Garcia gave his best against Davis, but he came up short.
“When I got the shot to my head in the final round, that’s when I couldn’t see from my eye. I didn’t know where I was when he hit me with that shot,” Hector Garcia said. “My vision is back but my head still hurts. I couldn’t see from my right eye. I was picking my shots and it was going well up until that point.”
Ford feels that Garcia brought out the best in his champion.
“Tank always tells me when he’s ready to get a person out of there, but this fight right here, he was using his IQ, analyzing,” Ford said. “There were two things [Garcia] couldn’t do that well was move backwards and move to his left that good. Tank started throwing from some angles and I was really impressed with him.”
Davis concurred.
“I feel as though – I have stuff to work on. Everything. I’m a fighter and I’m not retired so I’m always willing to learn. I wasn’t throwing a lot of shots in the beginning because I was trying to beat him mentally,” Davis said.
“I was trying to trick him with my hands and my eyes and things like that because he’s a tough fighter. I had to bait him. His southpaw style bothered me a little bit because I don’t fight a lot of southpaws but it’s okay. it’s a part of the game.”
Ryan Garcia, meanwhile, rose from a second-round knockdown against Luke Campbell to win the WBC’s vacant 135-pound interim 135-pound title in January 2021. But Garcia vacated that crown when he took time off to focus on his mental health.
Garcia returned in April for a unanimous decision over 140-pound rival Emmanuel Tagoe, who entered at 32-1 (15 KOs). Garcia’s last fight was July’s three-knockdown, sixth-round stoppage of left-handed former two-division champion Javier Fortuna, who entered his career-high 140-pound bout at 37-3-1 (26 KOs).
“We don’t ever go into a fight thinking we’re going to smash right through another fighter. Hector gave us a real fight,” Ford said. “So we know that Ryan is watching and that he’s putting something together because he knows this is a big fight, so you’ve gotta give Ryan his credit. Ryan is where he is for a reason, and he’s chosen to fight Tank, and I can’t wait.”
In Saturday’s co-main event, Jaron “Boots” Ennis (30-0, 27 KOs) won every round of Saturday’s 12-round (120-108 three times) unanimous decision over Karen Chukhadzhian (21-2, 11 KOs) of Ukraine, even as the switch-hitting Philadelphian failed to earn his 20th straight knockout while earning the IBF interim welterweight crown.

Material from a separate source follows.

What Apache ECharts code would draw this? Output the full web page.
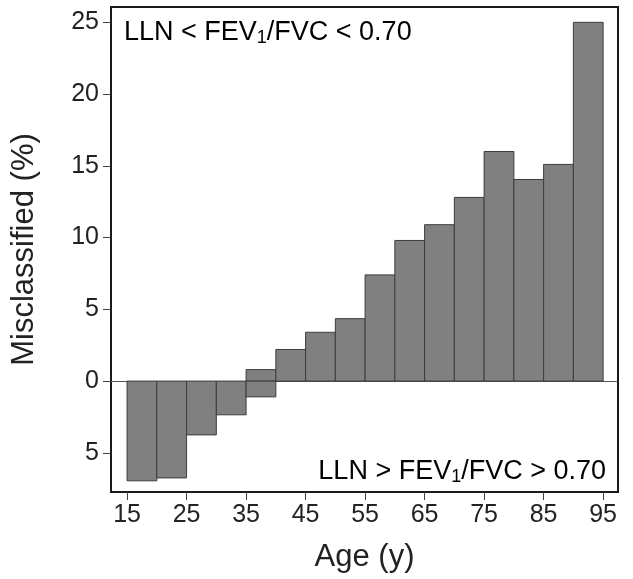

It appeared that 29-year-old division rival Rashidi (Speedy) Ellis (24-1, 15 KOs), of Lynn, Massachusetts, might be a decent challenge for Ennis prior to being battered and floored twice in the final round of a Saturday’s 12-round majority decision loss to Roiman Villa (26-1, 24 KOs) of Venezuela in an IBF eliminator. Villa won 114-112 (twice) with the third judge scoring it even at 113-113.
In the first televised bout, left-handed two-division champion Demetrius Andrade (32-0, 19 KOs) of Providence, R.I., scored second-round and final round knockdowns during his shutout 10-round unanimous decision over journeyman Demond Nicholson (26-5-1, 22 KOs) of Laurel, Md., in a 168-pound bout.